En fait, il a tout d’abord été la proie du mythe du « bon sauvage ». Il a dit à Ferdinand et Isabelle que les peuples du Nouveau Monde étaient d’un naturel merveilleux et n’avaient aucune religion. Plus tard, après d’autres voyages, il disait :
« Au pays, ils me prennent pour un gouverneur qu’on aurait envoyé en Sicile ou dans une ou deux villes avec un gouvernement stable et des lois bien appliquées, sans craindre de tout perdre… En fait on devrait me juger comme un capitaine qui est venu d’Espagne aux Indes pour faire la conquête d’un peuple nombreux et guerrier, dont les mœurs et les croyances sont très différentes des nôtres. »
Ces mœurs et croyances allaient d’un polythéisme relativement inoffensif, à des sacrifices humains cruels. Des missionnaires franciscains, dominicains et jésuites ont suivi ; ils ont écrit des récits captivants sur ces populations indigènes variées et fascinantes, appris les langues vernaculaires, et dans le processus, développé l’ethnologie, l’anthropologie et les études trans culturelles, disciplines qui, de nos jours, font notre orgueil .

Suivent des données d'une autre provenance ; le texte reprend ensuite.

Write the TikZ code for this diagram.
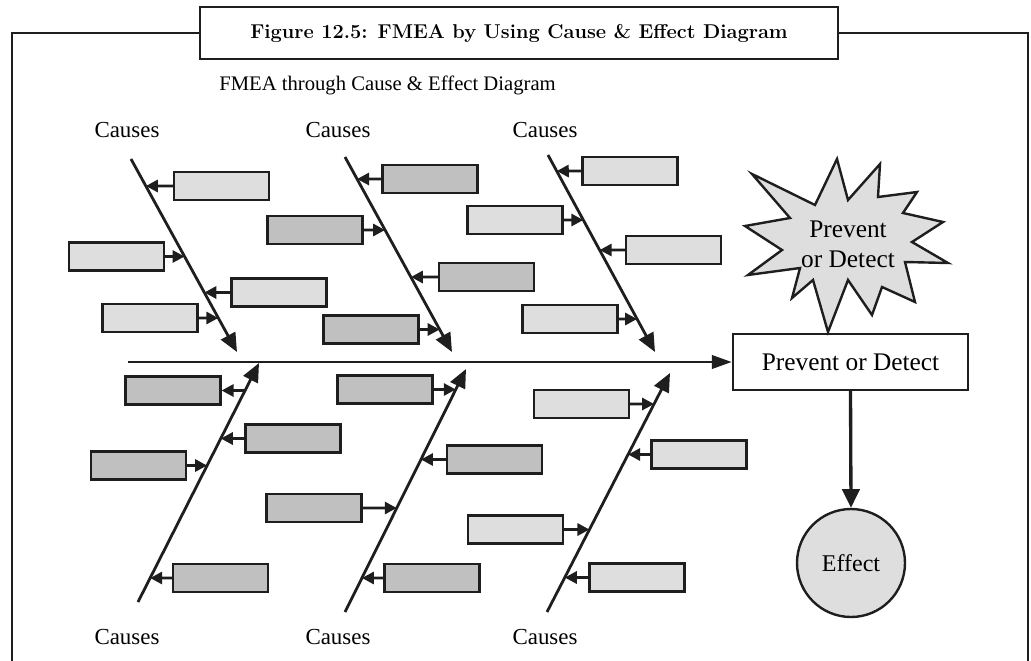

Je demandais aux auditeurs du collège : si vous blâmez Colomb pour tout ce qui va mal dans les Amériques depuis 1492, êtes-vous prêts à le bénir pour tout ce qui a été bon ? J’avais peu d’amateurs.
Entre les bons et les mauvais côtés de son caractère, il demeure un fait extraordinaire : Dans son enthousiasme à porter l’Evangile à toutes les nations et à y instaurer le Royaume de Dieu, Colomb nous a donné un monde global, notre monde dans lequel en définitive, toutes les parties de l’humanité sont en contact les unes avec les autres.
Nous le comprendrions mieux, – et nous-mêmes aussi – si nous en apprenions plus sur tout ce qui s’est passé, et, qui sait, nous éprouverions peut-être de la gratitude pour la vision et le courage qu’il a fallu à une telle aventure.